Let's start by learning a little more about the Creative Commons license such as used by PLoS. To do so, we'll include a piece of media licensed under Creative Commons attribution (by) license.
We better attribute it: From Creative Commons, http://creativecommons.org/videos, found on Wikipedia, which is itself becoming Creative Commons (cc-by-sa: attribution and share alike), though currently GFDL. Okay, on to Open Access.
Green and Gold OA
Their are two basic paths to Open Access: the Green road and the Golden road. In Green Open Access, authors self-archive papers. Archiving post-publication is subject to copyright, while as pre-publication is simply a matter of journal policy. Most journals now allow pre-publication archiving -- Nature recently changed their policy to allow this. A long standing example in the physical sciences is arXiv.
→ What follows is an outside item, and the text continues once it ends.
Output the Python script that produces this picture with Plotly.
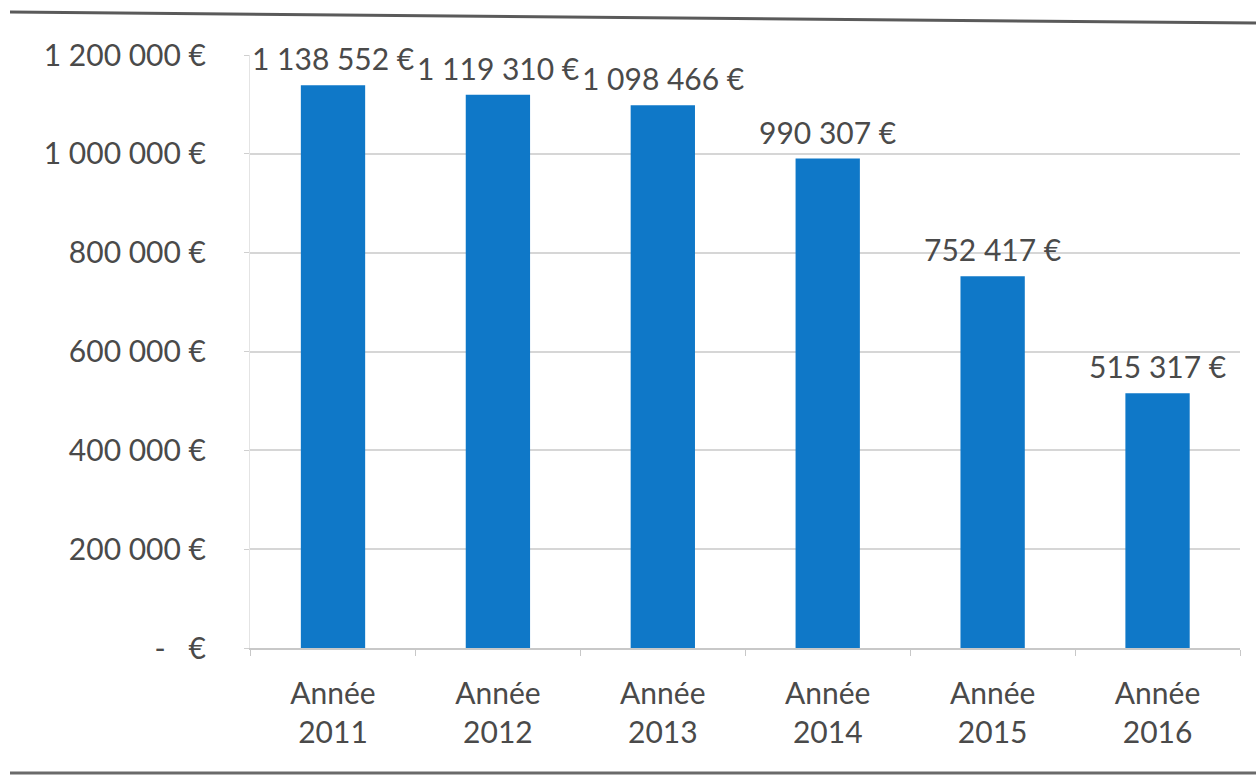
import plotly.graph_objects as go

categories = ["Année<br>2011", "Année<br>2012", "Année<br>2013", "Année<br>2014", "Année<br>2015", "Année<br>2016"]
values = [1138552, 1119310, 1098466, 990307, 752417, 515317]
y_tickvals = [0, 200000, 400000, 600000, 800000, 1000000, 1200000]
y_ticktext = ["-\u00a0\u00a0\u00a0€", "200 000 €", "400 000 €", "600 000 €", "800 000 €", "1 000 000 €", "1 200 000 €"]

W, H = 1256, 778
L, R, T, B = 250, 16, 55, 130
FONT = "Lato, 'Open Sans', sans-serif"
TXT = "#4a4a4a"
BAR = "#0f78c8"


def px(x):
    return (x - L) / (W - L - R)


def py(y):
    return (H - B - y) / (H - T - B)


def fmt(v):
    return f"{v:,}".replace(",", " ") + " €"


fig = go.Figure()
fig.add_trace(go.Bar(x=categories, y=values, marker=dict(color=BAR, line=dict(width=0)),
                     width=0.39, hoverinfo="skip"))

for c, v in zip(categories, values):
    fig.add_annotation(x=c, y=v, text=fmt(v), showarrow=False, yanchor="bottom", yshift=7,
                       font=dict(family=FONT, size=30, color=TXT))

# scan frame lines
fig.add_shape(type="line", xref="paper", yref="paper", x0=px(10), y0=py(12), x1=px(1256), y1=py(23),
              line=dict(color="#5a5a5a", width=3))
fig.add_shape(type="line", xref="paper", yref="paper", x0=px(10), y0=py(773), x1=px(1256), y1=py(773),
              line=dict(color="#6a6a6a", width=3))

fig.update_layout(
    width=W, height=H,
    margin=dict(l=L, r=R, t=T, b=B),
    paper_bgcolor="white", plot_bgcolor="white",
    showlegend=False,
    font=dict(family=FONT, size=30, color=TXT),
    xaxis=dict(showgrid=False, showline=True, linecolor="#c8c8c8", linewidth=1.5,
               ticks="outside", tickson="boundaries", ticklen=6, tickcolor="#c8c8c8",
               ticklabelstandoff=18,
               tickfont=dict(family=FONT, size=30, color=TXT)),
    yaxis=dict(range=[0, 1200000], tickvals=y_tickvals, ticktext=y_ticktext,
               showgrid=True, gridcolor="#d6d6d6", gridwidth=1.5, zeroline=False,
               showline=True, linecolor="#e4e4e4", linewidth=1,
               ticks="outside", ticklen=5, tickcolor="#cfcfcf",
               ticklabelstandoff=32,
               tickfont=dict(family=FONT, size=30, color=TXT)),
)

fig.write_html("out.html")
Gold Open Access is the PLoS model, where researchers pay $1000 - $3000 to cover publication costs. Many journals use a hybrid model, where the authors have the option to pay and have their paper published as open access, see this list of journals accepting so called "sponsored articles" through Elsiver.
How big is Open Access?
Good question. NIH funded research requires it, as does Harvard.
Think bigger
Need More Openess? How about Open Peer Review? Check out Biology-direct, an open-source, open peer-review model. Authors solicit reviews from three board members and then can be published with or without revisions but with the reviewers comments and names included. Further alternative is Open Peer Commentary, where peer commentary on a target published article is published along with the author's response.
A natural extension of open publication is Open Text Books. Hear Richard Baraniuk discuss on TED talks, which use the cc-by-nd-nc (attribution, non-derivative, non-commercial):
How about all of science being open? Open Data and Open Notebooks? Check out the vision of Science Commons, and the example of Neurocommons.